= Pierre Willems =

Dutch philologist and historian

Pierre Willems (January 6, 1840, in Maastricht – February 23, 1898, in Leuven) was a Dutch philologist and historian of Ancient Rome.

Following the custom of Belgian students he did not confine himself to the courses at Catholic University of Leuven (French: Louvain) but went to Paris to hear Julius Oppert, Émile Egger, and Henri Patin, and to Berlin, Utrecht, and Leyden, where he followed the courses of Cobet.
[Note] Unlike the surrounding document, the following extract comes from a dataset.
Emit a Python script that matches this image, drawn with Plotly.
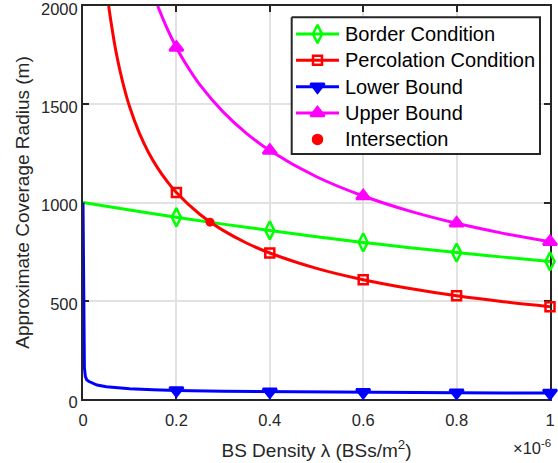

On his return in 1865 he was appointed professor of Latin philology at the Catholic University of Leuven; here he spent the remainder of his life, the only events being his lectures and his works.

His two chief works are Le droit public romain (Roman Public Law), first issued under the title, Les antiquités romains envisagées au point de vue des institutions politiques (Louvain, 1870; 7th ed. by his son Joseph Willems, Louvain, 1910), and Le sénat de la republique romaine (3 vols., Louvain, 1878–85). The first work is a handbook which stops at Constantine I in the first three editions and now goes as far as Justinian I. The author combined systematic and historical order by dividing the history of Roman institutions into "epochs" and "periods", viz., epoch of royalty, epoch of the republic, epoch of the empire, subdivided into the period of the Principate and that of monarchy. In each of these sections Willems studies the conditions of persons, government, and administration.

The book on the Roman Senate shows more evidence of personal research. It contains a new opinion concerning the recruiting of the Senate; Willems does not admit that there were plebeian senators in the century following the expulsion of the kings. It was by the exercise of the curule magistracies that the plebs entered the Senate, in fact after 354–200; a plebiscite proposed by the Tribune Ovinius and accepted at the end of the fourth century hastened the introduction of the plebeians, and, in short, made the Senate an assembly of former magistrates.

He completed his work by a series of studies on the composition of the Roman Senate in 575–179, in 699–55 in his great work, and in A. D. 65 in the Musée belge (published by his son, 1902). He also contributed to the Bulletins of the Brussels Academy a memoir on the municipal elections of Pompeii (1902). He assisted in the foundation of the second Belgian periodical for classical philology, Le Musée belge (1897), and organized a Societas philologa, at Louvain, one of the oldest members of which was the Liège professor, Charles Michel, author of the Recucit d'inscriptions grecques (1900–12). He belonged to the Flemish party and collected materials for a work on the Flemish dialects, which remains unfinished.